Réalisateur : Quentin Dupieux
Acteurs : Adèle Exarchopoulos, Sandrine Kiberlain, Jérôme Commandeur, Karim Leklou,...
Distributeur : Diaphana Distribution
Budget : -
Genre : Comédie.
Nationalité : Français.
Durée : 1h28min

Synopsis :
Magalie est une star du web hors sol et sans morale qui gagne des fortunes en postant des contenus choc sur les réseaux. Après un accident grave survenu sur le tournage d'une de ses vidéos, Magalie s'isole à la montagne avec Patrick, son assistant personnel, pour faire un break. Une journaliste détenant une information sensible commence à lui faire du chantage… La vie de Magalie bascule.




Une année ciné sans un canevas de la douce bizzarerie du cinéma de Quentin Dupieux n'est pas totalement une année ciné française, et si 2024 s'était montré un peu plus gourmande qu'à l'accoutumée avec deux séances à la qualité pour le moins disparate - Daaaaaalí!Le Deuxième Acte -, 2025 renoue avec une boucle plus traditionnelle mais aussi et peut-être, une sorte de bain de jouvence pour un cinéaste dont le dernier effort (et quelques précédents, aussi) laissait transparaître l'idée loin d'être glorieuse qu'il n'avait plus grand chose à nous dire tout en ayant, paradoxalement, une vraie volonté de s'inscrire pleinement dans des questionnements contemporains et de caricaturer notre époque.

Il faut dire, voilà déjà vingt-quatre printemps que le bonhomme, dont la dynamique/frénésie créative Mocky-esque est venue complètement corriger son statut de faiseur simili-punk de la comédie hexagonale, pour en faire un trublion décemment plus institutionnel, et abonné régulier des festivals; hante et anime le septième art hexagonal par son génie absurde.
Un édifice démarré tout en nuances avec Nonfilm - tout est dans le titre -, sorte de mise en abyme où le film, tout comme Dupieux, réfléchissait - encore - à son propre processus de création.

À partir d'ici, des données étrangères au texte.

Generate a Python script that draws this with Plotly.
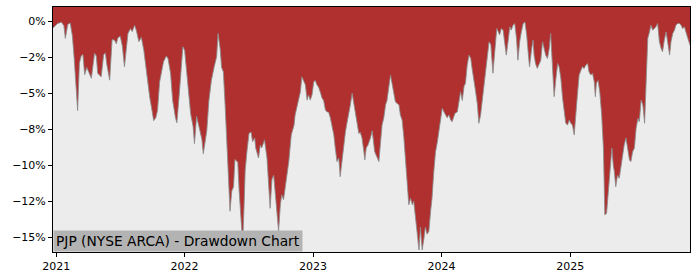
import plotly.graph_objects as go

dates = [
    "2020-12-23", "2021-01-05", "2021-01-16", "2021-01-23", "2021-01-27", "2021-02-03", "2021-02-10",
    "2021-02-16", "2021-02-21", "2021-02-26", "2021-03-03", "2021-03-08", "2021-03-13", "2021-03-18",
    "2021-03-23", "2021-03-29", "2021-04-04", "2021-04-11", "2021-04-20", "2021-04-25", "2021-04-29",
    "2021-05-09", "2021-05-16", "2021-05-21", "2021-05-25", "2021-06-02", "2021-06-09", "2021-06-16",
    "2021-06-21", "2021-06-25", "2021-07-02", "2021-07-08", "2021-07-14", "2021-07-24", "2021-07-31",
    "2021-08-05", "2021-08-12", "2021-08-17", "2021-08-24", "2021-08-31", "2021-09-07", "2021-09-12",
    "2021-09-18", "2021-09-24", "2021-09-29", "2021-10-05", "2021-10-11", "2021-10-16", "2021-10-22",
    "2021-10-28", "2021-11-02", "2021-11-10", "2021-11-15", "2021-11-22", "2021-11-28", "2021-12-06",
    "2021-12-10", "2021-12-16", "2021-12-23", "2021-12-27", "2022-01-01", "2022-01-06", "2022-01-13",
    "2022-01-18", "2022-01-25", "2022-01-29", "2022-02-04", "2022-02-08", "2022-02-13", "2022-02-19",
    "2022-02-23", "2022-02-28", "2022-03-05", "2022-03-11", "2022-03-18", "2022-03-26", "2022-04-02",
    "2022-04-06", "2022-04-12", "2022-04-16", "2022-04-21", "2022-04-26", "2022-05-01", "2022-05-06",
    "2022-05-10", "2022-05-15", "2022-05-20", "2022-05-24", "2022-06-01", "2022-06-05", "2022-06-11",
    "2022-06-15", "2022-06-19", "2022-06-22", "2022-06-27", "2022-07-03", "2022-07-09", "2022-07-13",
    "2022-07-19", "2022-07-22", "2022-07-30", "2022-08-04", "2022-08-08", "2022-08-16", "2022-08-23",
    "2022-08-28", "2022-09-01", "2022-09-06", "2022-09-11", "2022-09-15", "2022-09-20", "2022-09-25",
    "2022-09-30", "2022-10-04", "2022-10-09", "2022-10-14", "2022-10-19", "2022-10-24", "2022-10-31",
    "2022-11-08", "2022-11-11", "2022-11-21", "2022-11-26", "2022-11-30", "2022-12-05", "2022-12-10",
    "2022-12-15", "2022-12-19", "2022-12-24", "2022-12-29", "2023-01-03", "2023-01-07", "2023-01-12",
    "2023-01-17", "2023-01-22", "2023-01-26", "2023-01-31", "2023-02-05", "2023-02-10", "2023-02-14",
    "2023-02-19", "2023-02-24", "2023-03-01", "2023-03-05", "2023-03-10", "2023-03-15", "2023-03-19",
    "2023-03-24", "2023-03-29", "2023-04-03", "2023-04-07", "2023-04-12", "2023-04-17", "2023-04-22",
    "2023-04-27", "2023-05-01", "2023-05-06", "2023-05-11", "2023-05-15", "2023-05-20", "2023-05-25",
    "2023-05-28", "2023-06-01", "2023-06-06", "2023-06-13", "2023-06-18", "2023-06-25", "2023-07-02",
    "2023-07-07", "2023-07-11", "2023-07-16", "2023-07-21", "2023-07-26", "2023-07-30", "2023-08-04",
    "2023-08-09", "2023-08-14", "2023-08-18", "2023-08-23", "2023-08-28", "2023-09-02", "2023-09-06",
    "2023-09-11", "2023-09-16", "2023-09-21", "2023-09-25", "2023-09-30", "2023-10-05", "2023-10-10",
    "2023-10-14", "2023-10-19", "2023-10-24", "2023-10-29", "2023-11-02", "2023-11-07", "2023-11-12",
    "2023-11-16", "2023-11-21", "2023-11-26", "2023-12-01", "2023-12-05", "2023-12-10", "2023-12-15",
    "2023-12-20", "2023-12-24", "2023-12-29", "2024-01-03", "2024-01-08", "2024-01-12", "2024-01-17",
    "2024-01-22", "2024-01-27", "2024-01-31", "2024-02-08", "2024-02-15", "2024-02-20", "2024-02-24",
    "2024-02-29", "2024-03-05", "2024-03-09", "2024-03-14", "2024-03-19", "2024-03-24", "2024-03-28",
    "2024-04-02", "2024-04-07", "2024-04-12", "2024-04-16", "2024-04-21", "2024-04-26", "2024-05-01",
    "2024-05-05", "2024-05-10", "2024-05-15", "2024-05-20", "2024-05-26", "2024-06-01", "2024-06-06",
    "2024-06-10", "2024-06-14", "2024-06-19", "2024-06-24", "2024-06-28", "2024-07-03", "2024-07-08",
    "2024-07-13", "2024-07-17", "2024-07-22", "2024-07-27", "2024-08-01", "2024-08-05", "2024-08-10",
    "2024-08-15", "2024-08-20", "2024-08-25", "2024-08-30", "2024-09-03", "2024-09-07", "2024-09-13",
    "2024-09-17", "2024-09-20", "2024-09-24", "2024-09-29", "2024-10-04", "2024-10-09", "2024-10-14",
    "2024-10-18", "2024-10-23", "2024-10-28", "2024-11-02", "2024-11-06", "2024-11-11", "2024-11-16",
    "2024-11-21", "2024-11-26", "2024-11-30", "2024-12-05", "2024-12-10", "2024-12-14", "2024-12-19",
    "2024-12-24", "2024-12-29", "2025-01-02", "2025-01-07", "2025-01-12", "2025-01-16", "2025-01-21",
    "2025-01-26", "2025-01-31", "2025-02-04", "2025-02-09", "2025-02-14", "2025-02-19", "2025-02-23",
    "2025-02-28", "2025-03-05", "2025-03-10", "2025-03-13", "2025-03-16", "2025-03-21", "2025-03-26",
    "2025-03-31", "2025-04-05", "2025-04-09", "2025-04-14", "2025-04-19", "2025-04-24", "2025-04-29",
    "2025-05-03", "2025-05-06", "2025-05-10", "2025-05-15", "2025-05-20", "2025-05-25", "2025-05-29",
    "2025-06-03", "2025-06-08", "2025-06-13", "2025-06-18", "2025-06-22", "2025-06-27", "2025-07-02",
    "2025-07-07", "2025-07-12", "2025-07-16", "2025-07-21", "2025-07-26", "2025-07-31", "2025-08-04",
    "2025-08-09", "2025-08-14", "2025-08-18", "2025-08-23", "2025-08-28", "2025-09-01", "2025-09-06",
    "2025-09-11", "2025-09-16", "2025-09-20", "2025-09-25", "2025-09-30", "2025-10-05", "2025-10-10",
    "2025-10-14", "2025-10-19", "2025-10-24", "2025-10-28", "2025-11-02", "2025-11-07", "2025-11-12",
    "2025-11-16", "2025-11-21", "2025-11-26", "2025-12-01", "2025-12-07",
]

drawdown_pct = [
    -0.45, -0.14, -0.05, -0.30, -1.18, -0.20, -0.10,
    -1.00, -2.50, -4.80, -6.20, -2.90, -2.40, -2.30,
    -3.70, -3.20, -3.50, -3.95, -2.20, -2.40, -3.60,
    -3.85, -2.30, -2.20, -3.00, -4.08, -1.25, -1.30,
    -1.55, -1.15, -1.02, -1.70, -3.15, -0.83, -0.50,
    -0.70, -0.26, -0.65, -1.40, -1.10, -2.00, -3.00,
    -4.40, -5.30, -6.00, -6.90, -6.70, -6.20, -4.20,
    -3.30, -2.80, -2.40, -2.60, -3.60, -5.50, -6.70,
    -7.05, -5.30, -3.15, -1.76, -2.00, -3.15, -4.80,
    -6.40, -7.30, -8.50, -6.60, -7.00, -7.50, -8.20,
    -9.20, -8.20, -7.60, -5.50, -4.10, -3.15, -2.45,
    -0.83, -1.90, -3.20, -3.50, -5.80, -8.60, -11.10,
    -13.20, -11.80, -11.50, -9.60, -9.80, -11.80, -13.90,
    -15.50, -12.75, -10.40, -9.06, -7.78, -7.70, -8.36,
    -8.10, -8.80, -9.50, -8.60, -8.80, -8.24, -9.50,
    -11.60, -13.00, -11.00, -10.70, -11.80, -13.45, -14.60,
    -12.75, -12.06, -12.40, -11.40, -10.70, -9.75, -7.90,
    -7.20, -6.50, -5.35, -4.89, -3.85, -4.20, -4.40,
    -5.47, -5.10, -5.47, -5.10, -4.20, -4.10, -4.40,
    -4.60, -4.95, -5.30, -5.50, -6.16, -6.30, -6.30,
    -6.70, -7.30, -7.90, -8.80, -9.75, -9.50, -10.80,
    -9.75, -8.60, -7.67, -7.10, -6.50, -5.80, -5.00,
    -5.80, -6.30, -7.20, -7.80, -7.70, -8.10, -9.00,
    -9.63, -8.80, -8.60, -8.10, -7.60, -9.06, -9.50,
    -9.75, -8.60, -7.20, -6.70, -5.80, -5.50, -4.40,
    -3.73, -4.40, -5.10, -5.60, -5.70, -5.80, -6.50,
    -6.85, -8.10, -9.75, -10.70, -12.75, -12.30, -12.75,
    -12.50, -13.70, -15.07, -15.90, -14.30, -15.90, -15.10,
    -14.30, -14.80, -14.60, -13.20, -12.30, -10.45, -9.06,
    -8.40, -7.67, -6.80, -6.04, -6.30, -6.50, -6.70,
    -6.50, -6.85, -6.97, -6.40, -6.28, -5.50, -4.89,
    -5.50, -4.50, -4.30, -3.03, -2.34, -2.57, -3.30,
    -4.00, -4.90, -5.80, -7.08, -6.50, -5.35, -4.30,
    -3.50, -2.60, -1.41, -1.60, -3.60, -1.90, -0.49,
    -0.70, -0.93, -0.49, -0.60, -1.40, -2.34, -1.40,
    -0.37, -0.60, -0.26, -0.14, -1.18, -2.69, -1.40,
    -0.70, -0.14, -0.03, -0.95, -2.10, -3.15, -1.90,
    -1.30, -2.34, -2.92, -3.26, -2.92, -2.70, -1.41,
    -1.76, -2.34, -2.57, -1.88, -0.83, -3.50, -5.23,
    -3.96, -2.92, -3.15, -3.96, -5.35, -6.28, -7.08,
    -7.20, -6.85, -7.08, -7.20, -7.90, -6.28, -5.12,
    -3.73, -3.38, -3.15, -3.27, -3.03, -2.92, -3.50,
    -3.73, -3.60, -4.20, -5.23, -4.30, -4.10, -5.00,
    -6.50, -8.80, -13.45, -13.35, -11.90, -10.70, -8.80,
    -10.00, -10.45, -11.50, -10.70, -10.90, -10.00, -9.30,
    -8.60, -8.10, -9.06, -9.63, -9.75, -9.06, -8.80,
    -7.43, -6.74, -6.97, -5.47, -5.80, -7.08, -4.40,
    -1.18, -0.72, -0.26, -0.60, -0.50, -0.37, -0.14,
    -1.40, -1.88, -2.10, -1.30, -0.72, -1.50, -2.34,
    -1.40, -0.83, -0.60, -0.26, -0.14, -0.14, -0.26,
    -0.50, -0.37, -0.72, -1.18, -1.65,
]

y_tick_values = [0, -2.5, -5, -7.5, -10, -12.5, -15]
y_tick_labels = ["0%", "\u22122%", "\u22125%", "\u22128%", "\u221210%", "\u221212%", "\u221215%"]
x_tick_values = ["2021-01-01", "2022-01-01", "2023-01-01", "2024-01-01", "2025-01-01"]
x_tick_labels = ["2021", "2022", "2023", "2024", "2025"]

Y_MIN, Y_MAX = -16.04, 1.01
ceiling = [Y_MAX + 1.0] * len(dates)

fig = go.Figure()
fig.add_trace(go.Scatter(x=dates, y=ceiling, mode="lines", line=dict(width=0, color="rgba(0,0,0,0)"),
                         hoverinfo="skip", showlegend=False))
fig.add_trace(go.Scatter(x=dates, y=drawdown_pct, mode="lines", fill="tonexty",
                         fillcolor="#b03030", line=dict(color="rgba(140,140,140,0.85)", width=1),
                         showlegend=False))

axis_common = dict(showline=True, linecolor="black", linewidth=1, mirror=True, ticks="outside",
                   ticklen=4, tickcolor="black", showgrid=False, zeroline=False,
                   tickfont=dict(family="DejaVu Sans", size=11, color="black"))

fig.update_layout(
    width=700, height=280,
    margin=dict(l=53, r=10, t=7, b=28),
    paper_bgcolor="white", plot_bgcolor="#ececec",
    xaxis=dict(range=["2020-12-23", "2025-12-07"], tickvals=x_tick_values, ticktext=x_tick_labels, **axis_common),
    yaxis=dict(range=[Y_MIN, Y_MAX], tickvals=y_tick_values, ticktext=y_tick_labels, **axis_common),
    annotations=[dict(text="PJP (NYSE ARCA) - Drawdown Chart", xref="paper", yref="paper", x=0, y=0,
                      xanchor="left", yanchor="bottom", showarrow=False, bgcolor="#b3b3b3",
                      borderpad=2, font=dict(family="DejaVu Sans", size=13.8, color="black"))],
)

fig.write_html("out.html")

Copyright 2025 - CHI-FOU-MI PRODUCTIONS - ARTE FRANCE CINÉMA - AUVERGNE RHÔNE-ALPES CINÉMA

C'est sensiblement dans ce mouvement de mise en abyme loufoque qui pastiche les codes du cinéma horrifique, rappelant tout autant Réalité et Rubber que Le Daim (jusque dans son esthétique), que de questionnement même sur la notion de création et d'art qui semble de plus en plus imprimer son cinéma (comme sa tendance à tout autant baser sa mécanique sur un humour - souvent de répétition - absurde et opaque profondément Buñuelien, que sur un groove tout en interactions piquées et piquantes, jonglant constamment sur le fil tenu du politiquement correct, à la Blier), que s'inscrit donc L'accident de piano, d'une folie absurde et parfois attendrissante dans la manière qu'à le cinéaste de ne pas se contenter de bêtement voguer vers la voie facile de la satire moralo-blasée d'une société contemporaine où la dépendance/dérive extrême des réseaux sociaux fait perdre toute empathie (combien de vidéos de chutes, souvent violentes, nous a fait mourir de rire sans penser une seule seconde à la douleur de ceux qui les subissent ?) mais surtout tout sens logique à une humanité qui en est de plus en plus dépourvue.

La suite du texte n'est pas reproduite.